On average, growth on all lunar soils was slower and more erratic than growth in JSC-1A. The plants took longer to unfold leaves, they spread to a smaller diameter, they didn’t grow as tall, and they had altered pigmentation. But these phenotypes were variable; some plants grown in lunar soil were clearly defective, while others looked normal, albeit a bit smaller. Problems generally correlated with the age of the regolith, with plants in the Apollo 17 sample (the youngest) doing the best.
The researchers found that the plants grown in lunar soil activated many of the genes involved with stress responses, including those involved with phosphate starvation, metal toxicity, and reactive oxygen problems (the last potentially due to the differences in iron between the soils). The genes accounted for over 70 percent of the genes that were activated compared to plants grown in JSC-1A. The rest were mostly involved with nutrient metabolism.
The researchers also divided the plants into three categories: defective, small, and near-normal. The latter two groups had only 100–150 altered genes compared to the JSC-1A controls, with most of the genes involved in responses to drought and salt stress. But the dwarfs saw over 1,000 genes with different activity levels.
What this tells us
There are a couple of ways to look at these results. The first is that the study represented a serious stress test. While the samples were watered using a nutrient solution, they were dumped into lunar regolith as-is—no mixing with organic material and no microbial growth that could sequester some of the metallic toxins before the plants encountered them. So the experimental setup made things harder than they needed to be.
On the flip side, everything that might better prepare the lunar soil for plant growth would take time and mass, two things that can be in very short supply on space missions. Viewed from that angle, the decision to use lunar soil doesn’t save as much mass as it might, undercutting one of its advantages.

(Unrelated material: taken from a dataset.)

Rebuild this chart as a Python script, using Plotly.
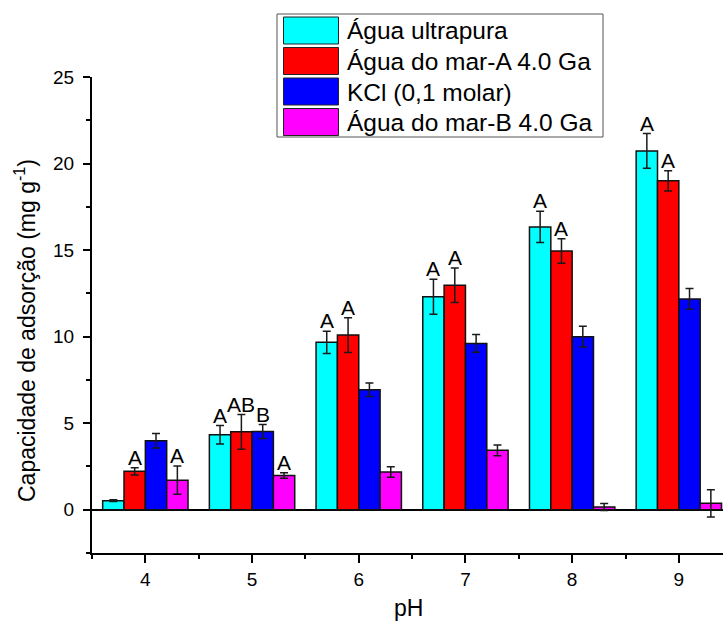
import plotly.graph_objects as go

# pH values and adsorption capacity (mg g-1) per medium
ph = [4, 5, 6, 7, 8, 9]
series_names = ["Água ultrapura", "Água do mar-A 4.0 Ga", "KCl (0,1 molar)", "Água do mar-B 4.0 Ga"]
colors = ["#00FFFF", "#FF0000", "#0000FF", "#FF00FF"]

ultrapura = [0.52, 4.33, 9.67, 12.30, 16.34, 20.73]
mar_a = [2.22, 4.50, 10.09, 12.97, 14.95, 19.00]
kcl = [3.98, 4.52, 6.93, 9.61, 10.00, 12.18]
mar_b = [1.71, 1.98, 2.18, 3.43, 0.16, 0.37]

ultrapura_err = [0.05, 0.53, 0.64, 1.01, 0.90, 1.00]
mar_a_err = [0.21, 1.00, 1.00, 1.00, 0.71, 0.59]
kcl_err = [0.42, 0.40, 0.39, 0.51, 0.60, 0.60]
mar_b_err = [0.82, 0.16, 0.30, 0.31, 0.20, 0.79]

# Statistical letters per series and pH ("" = none)
letters_ultrapura = ["", "A", "A", "A", "A", "A"]
letters_mar_a = ["A", "AB", "A", "A", "A", "A"]
letters_kcl = ["", "B", "", "", "", ""]
letters_mar_b = ["A", "A", "", "", "", ""]

values = [ultrapura, mar_a, kcl, mar_b]
errors = [ultrapura_err, mar_a_err, kcl_err, mar_b_err]
letters = [letters_ultrapura, letters_mar_a, letters_kcl, letters_mar_b]

FONT = "Liberation Sans, Arial, sans-serif"
W, H = 723, 626
ML, MR, MT, MB = 92, 0, 77, 73
PW, PH = W - ML - MR, H - MT - MB

fig = go.Figure()
for name, col, vals, errs in zip(series_names, colors, values, errors):
    fig.add_trace(go.Bar(
        x=ph, y=vals, name=name,
        marker=dict(color=col, line=dict(color="#111111", width=1.5)),
        error_y=dict(type="data", array=errs, visible=True,
                     color="#1a1a1a", thickness=1.5, width=4),
        showlegend=False,
    ))

# group offsets for 4 bars in a 0.8-wide group
n = len(series_names)
bw = 0.8 / n
offsets = [(-0.4 + bw / 2 + i * bw) for i in range(n)]

annotations = []
for i in range(n):
    for j, p in enumerate(ph):
        lab = letters[i][j]
        if lab:
            annotations.append(dict(
                x=p + offsets[i], y=values[i][j] + errors[i][j],
                xref="x", yref="y", text=lab, showarrow=False,
                yanchor="bottom", yshift=-3,
                font=dict(family=FONT, size=21, color="black"),
            ))

def px_x(px):
    return (px - ML) / PW

def px_y(py):
    return (H - MB - py) / PH

# axis titles
annotations.append(dict(
    x=px_x(25), y=px_y(331), xref="paper", yref="paper",
    text="Capacidade de adsorção (mg g<sup>-1</sup>)", textangle=-90,
    showarrow=False, xanchor="center", yanchor="middle",
    font=dict(family=FONT, size=23, color="black"),
))
annotations.append(dict(
    x=px_x(408), y=px_y(608), xref="paper", yref="paper",
    text="pH", showarrow=False, xanchor="center", yanchor="middle",
    font=dict(family=FONT, size=23, color="black"),
))

# legend box with large swatches
shapes = [dict(type="rect", xref="paper", yref="paper",
               x0=px_x(277), x1=px_x(603), y0=px_y(137), y1=px_y(14),
               line=dict(color="#555555", width=1), fillcolor="white")]
row_tops = [17, 47.5, 78, 108.5]
for name, col, top in zip(series_names, colors, row_tops):
    shapes.append(dict(type="rect", xref="paper", yref="paper",
                       x0=px_x(283.5), x1=px_x(338.5), y0=px_y(top + 27), y1=px_y(top),
                       line=dict(color="#222222", width=1), fillcolor=col))
    annotations.append(dict(
        x=px_x(345), y=px_y(top + 14), xref="paper", yref="paper",
        text=name, showarrow=False, xanchor="left", yanchor="middle",
        font=dict(family=FONT, size=24.5, color="black"),
    ))

fig.update_layout(
    width=W, height=H,
    margin=dict(l=ML, r=MR, t=MT, b=MB, pad=0),
    paper_bgcolor="white", plot_bgcolor="white",
    barmode="group", bargap=0.2, bargroupgap=0,
    font=dict(family=FONT, size=19, color="black"),
    annotations=annotations, shapes=shapes,
    xaxis=dict(
        range=[3.5, 3.5 + PW / 106.7],
        tickmode="array", tickvals=ph, ticktext=[str(v) for v in ph],
        ticks="outside", ticklen=8, tickwidth=2, tickcolor="black",
        minor=dict(tick0=3.5, dtick=0.5, ticks="outside", ticklen=4,
                   tickwidth=2, tickcolor="black"),
        showline=True, linecolor="black", linewidth=2,
        showgrid=False, zeroline=False,
        tickfont=dict(family=FONT, size=19), ticklabelstandoff=0,
    ),
    yaxis=dict(
        range=[-2.5, 25], tick0=0, dtick=5,
        ticks="outside", ticklen=7, tickwidth=2, tickcolor="black",
        minor=dict(tick0=-2.5, dtick=2.5, ticks="outside", ticklen=4,
                   tickwidth=2, tickcolor="black"),
        showline=True, linecolor="black", linewidth=2,
        showgrid=False, zeroline=True, zerolinecolor="black", zerolinewidth=2,
        tickfont=dict(family=FONT, size=19), ticklabelstandoff=5,
    ),
)

fig.write_html("out.html")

The work suggests that a few chemical treatments might help leach away some of the heavy metals and convert the iron into an oxidation state more similar to that seen in typical Earth soils. But it’s clear that while some plants can tolerate the harsh conditions produced by lunar regolith, they’re not happy about it. That means we probably can’t expect to use this system to grow anything edible, given that plants seem to struggle to grow at all.

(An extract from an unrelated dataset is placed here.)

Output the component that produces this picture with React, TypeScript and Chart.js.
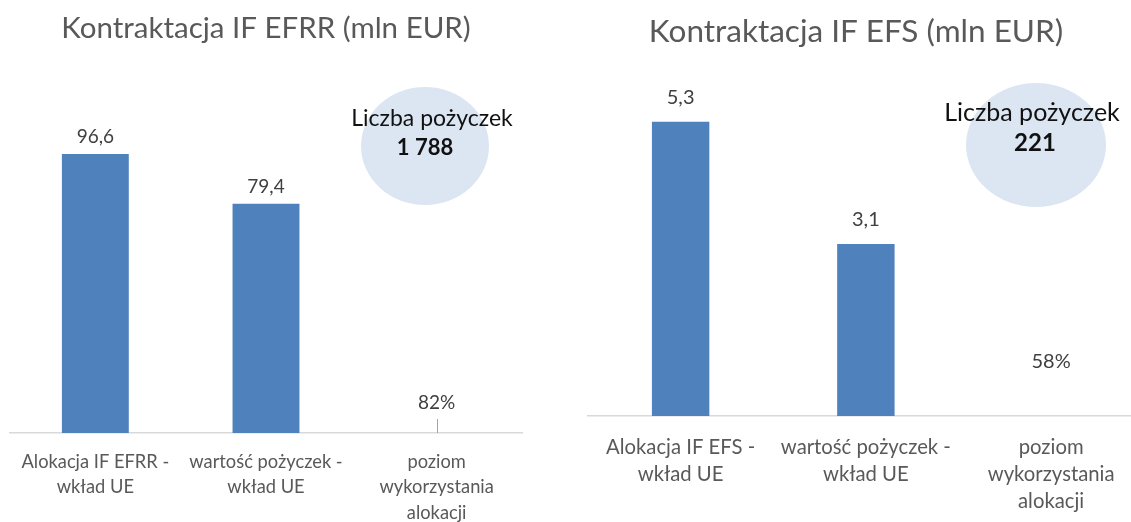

The most promising possibility is to use this information as a springboard to study in more detail what is causing the plants to struggle and then start engineering and selecting for strains that can tolerate the regolith better. But if the study tells us nothing else, it’s that we don’t have a very good analog for lunar soil, and we certainly don’t have enough regolith samples to make these sorts of experiments possible. Working on materials that could enable these kinds of studies is the most pressing need going forward.